Nos premières répétitions se passèrent chez moi, rue Davout, une rue perpendiculaire à la rue Desfontaines, elle même perpendiculaire au Bd Saint Saëns. L'appartement assez vaste, la patience de mes parents et surtout la grande tolérance de mes voisins permettaient ce genre d'activité.
Cela n'était pas facile d'arracher mes sbires aux délices du RUA, j'étais vraiment le soliste, le producteur et le technicien (tous les jeudis soirs, je transformais la guitare classique de Ralphy, après son cours chez Mr Disciabica, en basse électrique).

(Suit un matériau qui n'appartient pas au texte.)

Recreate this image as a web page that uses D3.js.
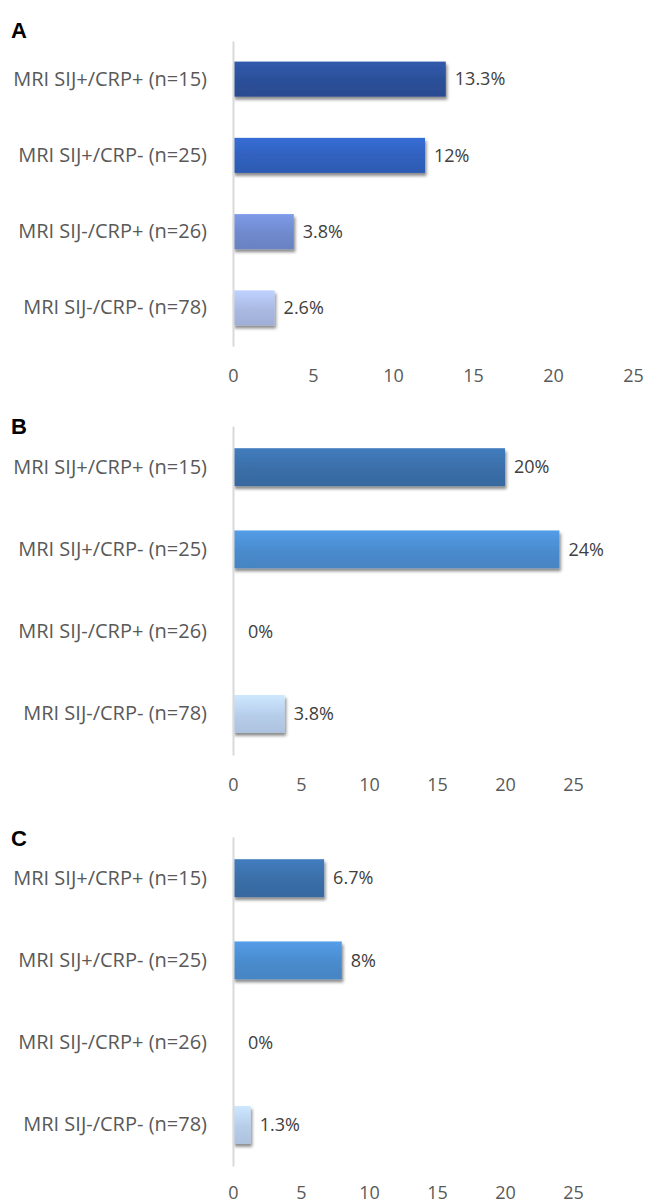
<!DOCTYPE html>
<html>
<head>
<meta charset="utf-8">
<script src="https://cdn.jsdelivr.net/npm/d3@7/dist/d3.min.js"></script>
<style>
  body { margin: 0; background: #fff; }
  svg { display: block; }
</style>
</head>
<body>
<div id="chart"></div>
<script>
const categories = [
  'MRI SIJ+/CRP+ (n=15)',
  'MRI SIJ+/CRP- (n=25)',
  'MRI SIJ-/CRP+ (n=26)',
  'MRI SIJ-/CRP- (n=78)',
];
const valuesA = [13.3, 12, 3.8, 2.6];
const valuesB = [20, 24, 0, 3.8];
const valuesC = [6.7, 8, 0, 1.3];
const xTicks = [0, 5, 10, 15, 20, 25];
const panelLetters = ['A', 'B', 'C'];

const W = 649;
const H = 1203;
const FONT = '"Open Sans", Lato, sans-serif';

// layout of each panel (pixels)
const panels = [
  { letter: panelLetters[0], values: valuesA, letterY: 38, y0: 41, y1: 346, x1: 633, tickY: 376,
    colors: ['#2b4f98', '#3060bd', '#6f89cd', '#a9b9e2'] },
  { letter: panelLetters[1], values: valuesB, letterY: 434, y0: 426, y1: 755, x1: 573, tickY: 785,
    colors: ['#3a6ea8', '#4a8bcd', '#86aee0', '#b6cdea'] },
  { letter: panelLetters[2], values: valuesC, letterY: 846, y0: 837, y1: 1166, x1: 573, tickY: 1193,
    colors: ['#3a6ea8', '#4a8bcd', '#86aee0', '#b6cdea'] },
];
const x0 = 233;

const svg = d3.select('#chart')
  .append('svg')
  .attr('width', W)
  .attr('height', H);

const defs = svg.append('defs');
const shadow = defs.append('filter')
  .attr('id', 'shadow')
  .attr('x', '-10%').attr('y', '-20%')
  .attr('width', '130%').attr('height', '160%');
shadow.append('feDropShadow')
  .attr('dx', 1.5)
  .attr('dy', 3)
  .attr('stdDeviation', 1.6)
  .attr('flood-color', '#000')
  .attr('flood-opacity', 0.45);

panels.forEach((p, pi) => {
  const g = svg.append('g').attr('class', `panel-${p.letter}`);

  const x = d3.scaleLinear().domain([0, 25]).range([x0, p.x1]);
  const y = d3.scaleBand()
    .domain(categories)
    .range([p.y0, p.y1])
    .paddingInner(0.54)
    .paddingOuter(0.27);

  // gradients for bars
  p.colors.forEach((c, i) => {
    const grad = defs.append('linearGradient')
      .attr('id', `grad-${pi}-${i}`)
      .attr('x1', 0).attr('y1', 0).attr('x2', 0).attr('y2', 1);
    grad.append('stop').attr('offset', '0%').attr('stop-color', d3.color(c).brighter(0.35));
    grad.append('stop').attr('offset', '55%').attr('stop-color', c);
    grad.append('stop').attr('offset', '100%').attr('stop-color', d3.color(c).darker(0.15));
  });

  // panel letter
  g.append('text')
    .attr('x', 11)
    .attr('y', p.letterY)
    .style('font-family', '"Liberation Sans", Arial, sans-serif')
    .style('font-weight', 'bold')
    .style('font-size', '22px')
    .style('fill', '#000')
    .text(p.letter);

  const rows = p.values.map((v, i) => ({ cat: categories[i], v, i }));

  // bars
  g.selectAll('.bar')
    .data(rows.filter((d) => d.v > 0))
    .enter()
    .append('rect')
    .attr('class', 'bar')
    .attr('x', x(0))
    .attr('y', (d) => y(d.cat))
    .attr('width', (d) => x(d.v) - x(0))
    .attr('height', y.bandwidth())
    .attr('fill', (d) => `url(#grad-${pi}-${d.i})`)
    .attr('filter', 'url(#shadow)');

  // category axis (vertical line + labels)
  const yAxis = g.append('g')
    .attr('transform', `translate(${x0},0)`)
    .call(d3.axisLeft(y).tickSize(0).tickPadding(26));
  yAxis.select('.domain')
    .attr('stroke', '#d9d9d9')
    .attr('stroke-width', 2);
  yAxis.selectAll('text')
    .style('font-family', FONT)
    .style('font-size', '20px')
    .style('fill', '#595959');

  // value labels
  g.selectAll('.val')
    .data(rows)
    .enter()
    .append('text')
    .attr('class', 'val')
    .attr('x', (d) => x(d.v) + (d.v > 0 ? 9 : 15))
    .attr('y', (d) => y(d.cat) + y.bandwidth() / 2)
    .attr('dy', '0.35em')
    .style('font-family', FONT)
    .style('font-size', '18px')
    .style('fill', '#404040')
    .text((d) => `${d.v}%`);

  // x axis tick labels
  const xAxis = g.append('g')
    .attr('transform', `translate(0,${p.tickY})`)
    .call(d3.axisBottom(x).tickValues(xTicks).tickSize(0).tickPadding(0));
  xAxis.select('.domain').remove();
  xAxis.selectAll('text')
    .attr('y', 0)
    .attr('dy', '0.35em')
    .style('font-family', FONT)
    .style('font-size', '18px')
    .style('fill', '#595959');
});
</script>
</body>
</html>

En Juillet 1961 je partis en Angleterre. Je pus, en dehors de mes activités linguistiques (ceux qui ont vu le film "À nous les petites anglaises" apprécieront) travailler le soir dans un WIMPY. Avec le peu d'argent gagné je pus acquérir une guitare électrique extra-plate. Ce n'était pas la Fender que je possède actuellement mais c'était la première du genre et j'eus un certain succès en rentrant à Alger auprès des membres des Black Feet Guitars.
J'avais pu voir lors de mon séjour que les Shadows avaient fait des émules, il y avait une infinité de groupes d'une grande qualité.

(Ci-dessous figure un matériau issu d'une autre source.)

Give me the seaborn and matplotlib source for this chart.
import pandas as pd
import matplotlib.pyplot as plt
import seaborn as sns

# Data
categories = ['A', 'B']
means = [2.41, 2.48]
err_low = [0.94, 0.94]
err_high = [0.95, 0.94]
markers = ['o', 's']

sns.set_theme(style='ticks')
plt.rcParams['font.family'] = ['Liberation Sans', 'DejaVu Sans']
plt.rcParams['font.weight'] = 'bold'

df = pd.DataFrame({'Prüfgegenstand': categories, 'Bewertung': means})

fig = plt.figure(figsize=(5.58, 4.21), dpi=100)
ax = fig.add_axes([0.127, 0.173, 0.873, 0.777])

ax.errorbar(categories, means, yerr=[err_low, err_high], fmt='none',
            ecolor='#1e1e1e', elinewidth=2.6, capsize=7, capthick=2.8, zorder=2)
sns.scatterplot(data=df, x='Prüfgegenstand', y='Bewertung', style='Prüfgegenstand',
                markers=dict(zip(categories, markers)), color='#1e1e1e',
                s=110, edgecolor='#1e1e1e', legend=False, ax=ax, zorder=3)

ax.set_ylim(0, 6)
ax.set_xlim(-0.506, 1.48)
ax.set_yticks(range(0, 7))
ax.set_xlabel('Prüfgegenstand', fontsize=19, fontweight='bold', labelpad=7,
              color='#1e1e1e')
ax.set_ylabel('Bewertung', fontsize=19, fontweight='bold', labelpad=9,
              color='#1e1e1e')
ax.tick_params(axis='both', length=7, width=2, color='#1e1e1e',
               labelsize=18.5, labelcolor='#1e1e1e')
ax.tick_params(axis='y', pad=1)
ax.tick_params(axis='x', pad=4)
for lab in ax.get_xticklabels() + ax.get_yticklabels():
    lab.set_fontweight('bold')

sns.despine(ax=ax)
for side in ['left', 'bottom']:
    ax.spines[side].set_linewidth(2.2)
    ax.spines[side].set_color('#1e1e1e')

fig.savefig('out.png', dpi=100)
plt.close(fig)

J'avais réalisé aussi que notre groupe devait franchir un palier. L'appartement de mes parents devenait trop réduit, les répétitions se passaient dans le garage de l'immeuble pour le grand plaisir des employés du "Travail et de la main d'oeuvre" travaillant juste au-dessus.
Nous allions aussi jouer chez les frères Berthet (Yves et Jean Pierre).
Là tous les musiciens étaient les bienvenus, il était fréquent de se retrouver avec un piano, trois guitares, deux saxos, trois clarinettes, un trombone, deux batteries etc... C'était alors le "boeuf' d'enfer".
J'étais comme je l'ai dit plus haut, entre autres le producteur, il me fallut aussi coiffer la casquette d'imprésario.
Alger avait une particularité. Pour acquérir la "notoriété" il fallait être le premier, sortir avant les autres.
Jean Christian Michel tenait le haut du pavé avec son ensemble "New Orleans", il y avait aussi des spécialistes du "Big Band" façon Ray Ventura, nous avions donc notre place à prendre.
C'est alors que l'on nous signala un groupe de guitaristes à Bab el Oued. Après les avoir écoutés, nous dûmes nous rendre à l'évidence, leur matériel était de meilleure qualité et leur technique, osons le reconnaître, supérieure à la nôtre.
Je compris qu'il nous fallait les prendre de vitesse et "sortir" avant eux.
Un ami, Jacques Varloud nous proposa d'animer les après-midi "boums" à l'École Supérieure de Commerce.
Nous acceptâmes avec enthousiasme. Nos affiches furent collées dant tout Alger et enfin un journaliste de "L'Écho d'Alger" nous fit un article avec une photo du groupe.
Nous avions gagné ! Nous n'entendïmes plus jamais parler de l'autre groupe.
Notre célébrité fut en revanche de courte durée, le groupe fut dispersé au printemps 1962 aux quatre coins de la Métropole.
Nous n'étions pas des génies, mais nous étions conscients de nos imperfections et surtout, nous nous éclations.
"Qu'est-ce que c'était bien !!!"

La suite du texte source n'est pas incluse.